Produce an exact copy of all the data below, dropping every image.

START COLLECTED MATERIAL

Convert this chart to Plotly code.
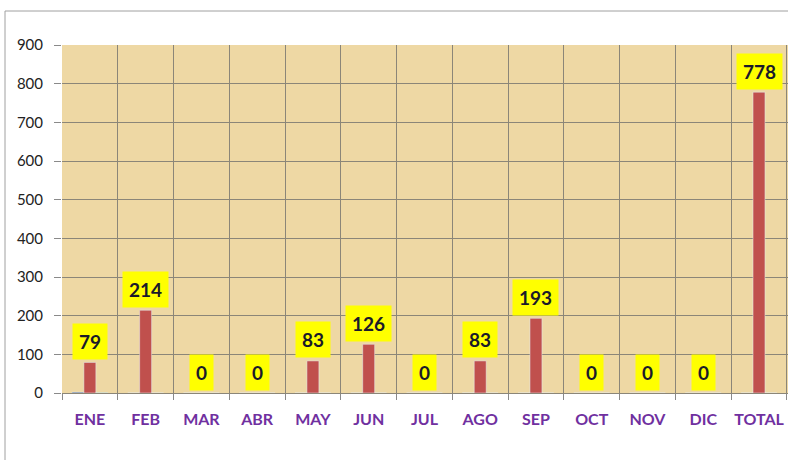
import plotly.graph_objects as go

categories = ["ENE", "FEB", "MAR", "ABR", "MAY", "JUN", "JUL", "AGO", "SEP", "OCT", "NOV", "DIC", "TOTAL"]
values_main = [79, 214, 0, 0, 83, 126, 0, 83, 193, 0, 0, 0, 778]
values_left = [2, 0, 0, 0, 0, 0, 0, 0, 0, 0, 0, 0, 0]
values_right = [1, 0, 0, 0, 0, 0, 0, 0, 0, 0, 0, 0, 0]
y_ticks = [0, 100, 200, 300, 400, 500, 600, 700, 800, 900]

fig = go.Figure()
fig.add_trace(go.Bar(x=categories, y=values_left, marker_color="#2f4f7f", showlegend=False))
fig.add_trace(go.Bar(x=categories, y=values_main, marker_color="#c0504d", showlegend=False))
fig.add_trace(go.Bar(x=categories, y=values_right, marker_color="#8fae5a", showlegend=False))

for c, v in zip(categories, values_main):
    fig.add_annotation(
        x=c, y=v, xref="x", yref="y",
        text=f"<b>{v}</b>", showarrow=False,
        yanchor="middle", yshift=21,
        bgcolor="#ffff00", borderpad=6,
        font=dict(family="Lato, Open Sans, sans-serif", size=19, color="#1a1a2a"),
    )

# outer chart border
fig.add_shape(type="rect", xref="paper", yref="paper",
              x0=-0.0785, x1=1.2, y0=-0.4, y1=1.0977,
              line=dict(color="#a0a0a0", width=1), fillcolor="rgba(0,0,0,0)", layer="below")

fig.update_layout(
    width=788, height=460,
    margin=dict(l=62, r=0, t=45, b=67, autoexpand=False),
    paper_bgcolor="white",
    plot_bgcolor="#eed8a4",
    barmode="group", bargap=0.357, bargroupgap=0,
    font=dict(family="Lato, Open Sans, sans-serif"),
)
fig.update_xaxes(
    type="category", range=[-0.5, 12.52], automargin=False, tickangle=0,
    tickson="boundaries", ticks="outside", ticklen=6, tickcolor="#8a8a8a",
    showgrid=True, gridcolor="#8b8678", gridwidth=1,
    showline=False, zeroline=False, ticklabelstandoff=15,
    tickfont=dict(family="Lato, Open Sans, sans-serif", size=16, color="#7030a0", weight="bold"),
)
fig.update_yaxes(
    range=[0, 900], tickvals=y_ticks, automargin=False,
    ticks="outside", ticklen=7, tickcolor="#8a8a8a",
    showgrid=True, gridcolor="#8b8678", gridwidth=1,
    zeroline=True, zerolinecolor="#8b8678", zerolinewidth=1,
    showline=False, ticklabelstandoff=8,
    tickfont=dict(family="Lato, Open Sans, sans-serif", size=15, color="#222222"),
)

fig.write_html(
    "out.html",
    config={"displayModeBar": False},
    post_script="document.body.style.margin='0';document.body.style.overflow='hidden';",
)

END COLLECTED MATERIAL

CORRECT RESPONSE:
Convert this chart to Plotly code.
import plotly.graph_objects as go

categories = ["ENE", "FEB", "MAR", "ABR", "MAY", "JUN", "JUL", "AGO", "SEP", "OCT", "NOV", "DIC", "TOTAL"]
values_main = [79, 214, 0, 0, 83, 126, 0, 83, 193, 0, 0, 0, 778]
values_left = [2, 0, 0, 0, 0, 0, 0, 0, 0, 0, 0, 0, 0]
values_right = [1, 0, 0, 0, 0, 0, 0, 0, 0, 0, 0, 0, 0]
y_ticks = [0, 100, 200, 300, 400, 500, 600, 700, 800, 900]

fig = go.Figure()
fig.add_trace(go.Bar(x=categories, y=values_left, marker_color="#2f4f7f", showlegend=False))
fig.add_trace(go.Bar(x=categories, y=values_main, marker_color="#c0504d", showlegend=False))
fig.add_trace(go.Bar(x=categories, y=values_right, marker_color="#8fae5a", showlegend=False))

for c, v in zip(categories, values_main):
    fig.add_annotation(
        x=c, y=v, xref="x", yref="y",
        text=f"<b>{v}</b>", showarrow=False,
        yanchor="middle", yshift=21,
        bgcolor="#ffff00", borderpad=6,
        font=dict(family="Lato, Open Sans, sans-serif", size=19, color="#1a1a2a"),
    )

# outer chart border
fig.add_shape(type="rect", xref="paper", yref="paper",
              x0=-0.0785, x1=1.2, y0=-0.4, y1=1.0977,
              line=dict(color="#a0a0a0", width=1), fillcolor="rgba(0,0,0,0)", layer="below")

fig.update_layout(
    width=788, height=460,
    margin=dict(l=62, r=0, t=45, b=67, autoexpand=False),
    paper_bgcolor="white",
    plot_bgcolor="#eed8a4",
    barmode="group", bargap=0.357, bargroupgap=0,
    font=dict(family="Lato, Open Sans, sans-serif"),
)
fig.update_xaxes(
    type="category", range=[-0.5, 12.52], automargin=False, tickangle=0,
    tickson="boundaries", ticks="outside", ticklen=6, tickcolor="#8a8a8a",
    showgrid=True, gridcolor="#8b8678", gridwidth=1,
    showline=False, zeroline=False, ticklabelstandoff=15,
    tickfont=dict(family="Lato, Open Sans, sans-serif", size=16, color="#7030a0", weight="bold"),
)
fig.update_yaxes(
    range=[0, 900], tickvals=y_ticks, automargin=False,
    ticks="outside", ticklen=7, tickcolor="#8a8a8a",
    showgrid=True, gridcolor="#8b8678", gridwidth=1,
    zeroline=True, zerolinecolor="#8b8678", zerolinewidth=1,
    showline=False, ticklabelstandoff=8,
    tickfont=dict(family="Lato, Open Sans, sans-serif", size=15, color="#222222"),
)

fig.write_html(
    "out.html",
    config={"displayModeBar": False},
    post_script="document.body.style.margin='0';document.body.style.overflow='hidden';",
)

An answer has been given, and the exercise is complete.